*Challenge*. Leave out the pictures and reproduce all of the data exactly.
START
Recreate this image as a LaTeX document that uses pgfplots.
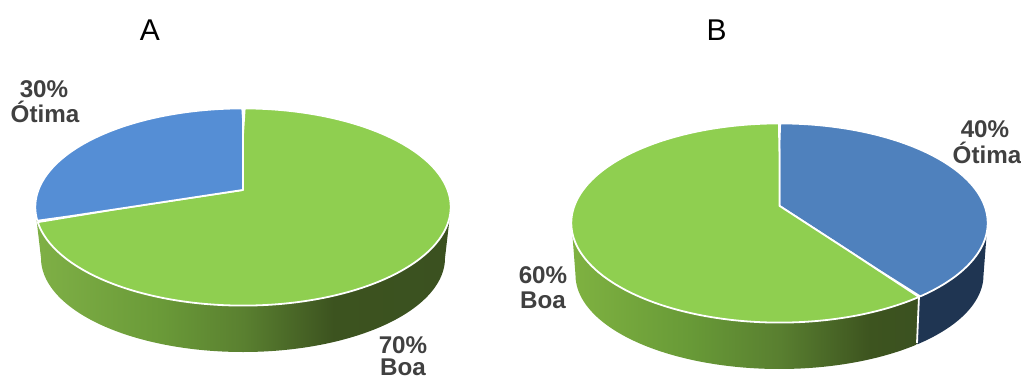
\documentclass[border=0pt]{standalone}
\usepackage{pgfplots}
\pgfplotsset{compat=1.18}
\usepackage{fontspec}
\setmainfont{Liberation Sans}

\definecolor{boaTop}{HTML}{8FCF50}
\definecolor{otimaA}{HTML}{558ED5}
\definecolor{otimaB}{HTML}{4F81BD}
\definecolor{otimaSide}{HTML}{1F3552}
\definecolor{labelGrey}{HTML}{404040}

% Side wall of the green slice: lit on the left, dark towards the right
\pgfdeclarehorizontalshading{sideGreenA}{100bp}{%
  rgb(0bp)=(0.498,0.690,0.275);
  rgb(25bp)=(0.498,0.690,0.275);
  rgb(40bp)=(0.416,0.604,0.220);
  rgb(50bp)=(0.353,0.502,0.188);
  rgb(61bp)=(0.235,0.325,0.122);
  rgb(75bp)=(0.231,0.318,0.125);
  rgb(100bp)=(0.231,0.318,0.125)}
\pgfdeclarehorizontalshading{sideGreenB}{100bp}{%
  rgb(0bp)=(0.498,0.698,0.255);
  rgb(25bp)=(0.498,0.698,0.255);
  rgb(42bp)=(0.408,0.604,0.216);
  rgb(55bp)=(0.349,0.498,0.188);
  rgb(68bp)=(0.239,0.329,0.122);
  rgb(75bp)=(0.231,0.318,0.125);
  rgb(100bp)=(0.231,0.318,0.125)}

% Top face of a slice between two cumulative percentages (clockwise from 12 o'clock).
% The tilt of the pie moves the apex above the centre of the ellipse by \TE.
\newcommand{\pieSlice}[3]{%
  \pgfmathsetmacro{\ta}{3.6*#2}%
  \pgfmathsetmacro{\tb}{3.6*#3}%
  \pgfmathsetmacro{\tlo}{\ta-2}%
  \pgfmathsetmacro{\thi}{\tb+2}%
  \addplot[fill=#1, draw=white, line width=1.8pt, line join=round, forget plot, no markers,
           variable=\s, domain=\tlo:\thi, samples=201]
    ({\TX+\TRX*(1-min(1,max(\ta-\s,0)/2+max(\s-\tb,0)/2))*sin(min(max(\s,\ta),\tb))*sqrt(1-\TE*\TE)
        /(1+\TE*(1-min(1,max(\ta-\s,0)/2+max(\s-\tb,0)/2))*cos(min(max(\s,\ta),\tb)))},
     {\TY-\TRY*((1-min(1,max(\ta-\s,0)/2+max(\s-\tb,0)/2))*cos(min(max(\s,\ta),\tb))+\TE)
        /(1+\TE*(1-min(1,max(\ta-\s,0)/2+max(\s-\tb,0)/2))*cos(min(max(\s,\ta),\tb)))}) -- cycle;
}

% Side wall: an arc of the lower ellipse with a straight run up under the top face at each end.
\newcommand{\pieSide}[7]{%
  \pgfmathsetmacro{\plo}{#2-10}%
  \pgfmathsetmacro{\phigh}{#3+10}%
  \addplot[#1, draw=none, forget plot, no markers,
           variable=\s, domain=\plo:\phigh, samples=201]
    ({\CX+\RX*cos(min(max(\s,#2),#3))+(#4)*max(#2-\s,0)/10+(#6)*max(\s-(#3),0)/10},
     {\CY+\RY*sin(min(max(\s,#2),#3))+(#5)*max(#2-\s,0)/10+(#7)*max(\s-(#3),0)/10}) -- cycle;
}

\begin{document}
\begin{tikzpicture}[x=1pt,y=1pt]
\useasboundingbox (0,0) rectangle (1021,380);
\begin{axis}[
  at={(0,0)}, anchor=south west,
  scale only axis, width=1021pt, height=380pt,
  xmin=0, xmax=1021, ymin=0, ymax=380, y dir=reverse,
  hide axis, clip=false]

% --- Pie A: Boa 70, Otima 30 ---
\def\CX{243}\def\CY{258}\def\RX{202}\def\RY{94}
\pieSide{shade, shading=sideGreenA}{0}{180}{5}{-43}{-5}{-43}
\def\TX{243}\def\TY{207}\def\TRX{207.7}\def\TRY{98.6}\def\TE{0.173}
\pieSlice{boaTop}{0}{70}
\pieSlice{otimaA}{70}{100}

% --- Pie B: Otima 40, Boa 60 ---
\def\CX{779.5}\def\CY{275}\def\RX{204}\def\RY{94}
\pieSide{fill=otimaSide}{0}{47.6}{4}{-52}{2}{-64}
\pieSide{shade, shading=sideGreenB}{47.6}{180}{2}{-64}{-4}{-52}
\addplot[white, line width=1.8pt, forget plot, no markers] coordinates {(919,296) (917,343)};
\def\TX{779.5}\def\TY{223}\def\TRX{208.2}\def\TRY{99.6}\def\TE{0.172}
\pieSlice{otimaB}{0}{40}
\pieSlice{boaTop}{40}{100}

% Panel letters
\node[anchor=base, font=\fontsize{30}{30}\selectfont] at (axis cs:150,41) {A};
\node[anchor=base, font=\fontsize{30}{30}\selectfont] at (axis cs:716.5,41) {B};

% Slice labels
\begin{scope}[every node/.style={anchor=base, inner sep=0pt, text=labelGrey,
    font=\fontsize{24.2}{25}\selectfont\bfseries}]
\node at (axis cs:44,97) {30\%};
\node at (axis cs:45,122) {Ótima};
\node at (axis cs:403,353) {70\%};
\node at (axis cs:403,375) {Boa};
\node at (axis cs:985,137) {40\%};
\node at (axis cs:987,163) {Ótima};
\node at (axis cs:543,283) {60\%};
\node at (axis cs:543,308) {Boa};
\end{scope}
\end{axis}
\end{tikzpicture}
\end{document}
END
*Result for this task*.
Recreate this image as a LaTeX document that uses pgfplots.
\documentclass[border=0pt]{standalone}
\usepackage{pgfplots}
\pgfplotsset{compat=1.18}
\usepackage{fontspec}
\setmainfont{Liberation Sans}

\definecolor{boaTop}{HTML}{8FCF50}
\definecolor{otimaA}{HTML}{558ED5}
\definecolor{otimaB}{HTML}{4F81BD}
\definecolor{otimaSide}{HTML}{1F3552}
\definecolor{labelGrey}{HTML}{404040}

% Side wall of the green slice: lit on the left, dark towards the right
\pgfdeclarehorizontalshading{sideGreenA}{100bp}{%
  rgb(0bp)=(0.498,0.690,0.275);
  rgb(25bp)=(0.498,0.690,0.275);
  rgb(40bp)=(0.416,0.604,0.220);
  rgb(50bp)=(0.353,0.502,0.188);
  rgb(61bp)=(0.235,0.325,0.122);
  rgb(75bp)=(0.231,0.318,0.125);
  rgb(100bp)=(0.231,0.318,0.125)}
\pgfdeclarehorizontalshading{sideGreenB}{100bp}{%
  rgb(0bp)=(0.498,0.698,0.255);
  rgb(25bp)=(0.498,0.698,0.255);
  rgb(42bp)=(0.408,0.604,0.216);
  rgb(55bp)=(0.349,0.498,0.188);
  rgb(68bp)=(0.239,0.329,0.122);
  rgb(75bp)=(0.231,0.318,0.125);
  rgb(100bp)=(0.231,0.318,0.125)}

% Top face of a slice between two cumulative percentages (clockwise from 12 o'clock).
% The tilt of the pie moves the apex above the centre of the ellipse by \TE.
\newcommand{\pieSlice}[3]{%
  \pgfmathsetmacro{\ta}{3.6*#2}%
  \pgfmathsetmacro{\tb}{3.6*#3}%
  \pgfmathsetmacro{\tlo}{\ta-2}%
  \pgfmathsetmacro{\thi}{\tb+2}%
  \addplot[fill=#1, draw=white, line width=1.8pt, line join=round, forget plot, no markers,
           variable=\s, domain=\tlo:\thi, samples=201]
    ({\TX+\TRX*(1-min(1,max(\ta-\s,0)/2+max(\s-\tb,0)/2))*sin(min(max(\s,\ta),\tb))*sqrt(1-\TE*\TE)
        /(1+\TE*(1-min(1,max(\ta-\s,0)/2+max(\s-\tb,0)/2))*cos(min(max(\s,\ta),\tb)))},
     {\TY-\TRY*((1-min(1,max(\ta-\s,0)/2+max(\s-\tb,0)/2))*cos(min(max(\s,\ta),\tb))+\TE)
        /(1+\TE*(1-min(1,max(\ta-\s,0)/2+max(\s-\tb,0)/2))*cos(min(max(\s,\ta),\tb)))}) -- cycle;
}

% Side wall: an arc of the lower ellipse with a straight run up under the top face at each end.
\newcommand{\pieSide}[7]{%
  \pgfmathsetmacro{\plo}{#2-10}%
  \pgfmathsetmacro{\phigh}{#3+10}%
  \addplot[#1, draw=none, forget plot, no markers,
           variable=\s, domain=\plo:\phigh, samples=201]
    ({\CX+\RX*cos(min(max(\s,#2),#3))+(#4)*max(#2-\s,0)/10+(#6)*max(\s-(#3),0)/10},
     {\CY+\RY*sin(min(max(\s,#2),#3))+(#5)*max(#2-\s,0)/10+(#7)*max(\s-(#3),0)/10}) -- cycle;
}

\begin{document}
\begin{tikzpicture}[x=1pt,y=1pt]
\useasboundingbox (0,0) rectangle (1021,380);
\begin{axis}[
  at={(0,0)}, anchor=south west,
  scale only axis, width=1021pt, height=380pt,
  xmin=0, xmax=1021, ymin=0, ymax=380, y dir=reverse,
  hide axis, clip=false]

% --- Pie A: Boa 70, Otima 30 ---
\def\CX{243}\def\CY{258}\def\RX{202}\def\RY{94}
\pieSide{shade, shading=sideGreenA}{0}{180}{5}{-43}{-5}{-43}
\def\TX{243}\def\TY{207}\def\TRX{207.7}\def\TRY{98.6}\def\TE{0.173}
\pieSlice{boaTop}{0}{70}
\pieSlice{otimaA}{70}{100}

% --- Pie B: Otima 40, Boa 60 ---
\def\CX{779.5}\def\CY{275}\def\RX{204}\def\RY{94}
\pieSide{fill=otimaSide}{0}{47.6}{4}{-52}{2}{-64}
\pieSide{shade, shading=sideGreenB}{47.6}{180}{2}{-64}{-4}{-52}
\addplot[white, line width=1.8pt, forget plot, no markers] coordinates {(919,296) (917,343)};
\def\TX{779.5}\def\TY{223}\def\TRX{208.2}\def\TRY{99.6}\def\TE{0.172}
\pieSlice{otimaB}{0}{40}
\pieSlice{boaTop}{40}{100}

% Panel letters
\node[anchor=base, font=\fontsize{30}{30}\selectfont] at (axis cs:150,41) {A};
\node[anchor=base, font=\fontsize{30}{30}\selectfont] at (axis cs:716.5,41) {B};

% Slice labels
\begin{scope}[every node/.style={anchor=base, inner sep=0pt, text=labelGrey,
    font=\fontsize{24.2}{25}\selectfont\bfseries}]
\node at (axis cs:44,97) {30\%};
\node at (axis cs:45,122) {Ótima};
\node at (axis cs:403,353) {70\%};
\node at (axis cs:403,375) {Boa};
\node at (axis cs:985,137) {40\%};
\node at (axis cs:987,163) {Ótima};
\node at (axis cs:543,283) {60\%};
\node at (axis cs:543,308) {Boa};
\end{scope}
\end{axis}
\end{tikzpicture}
\end{document}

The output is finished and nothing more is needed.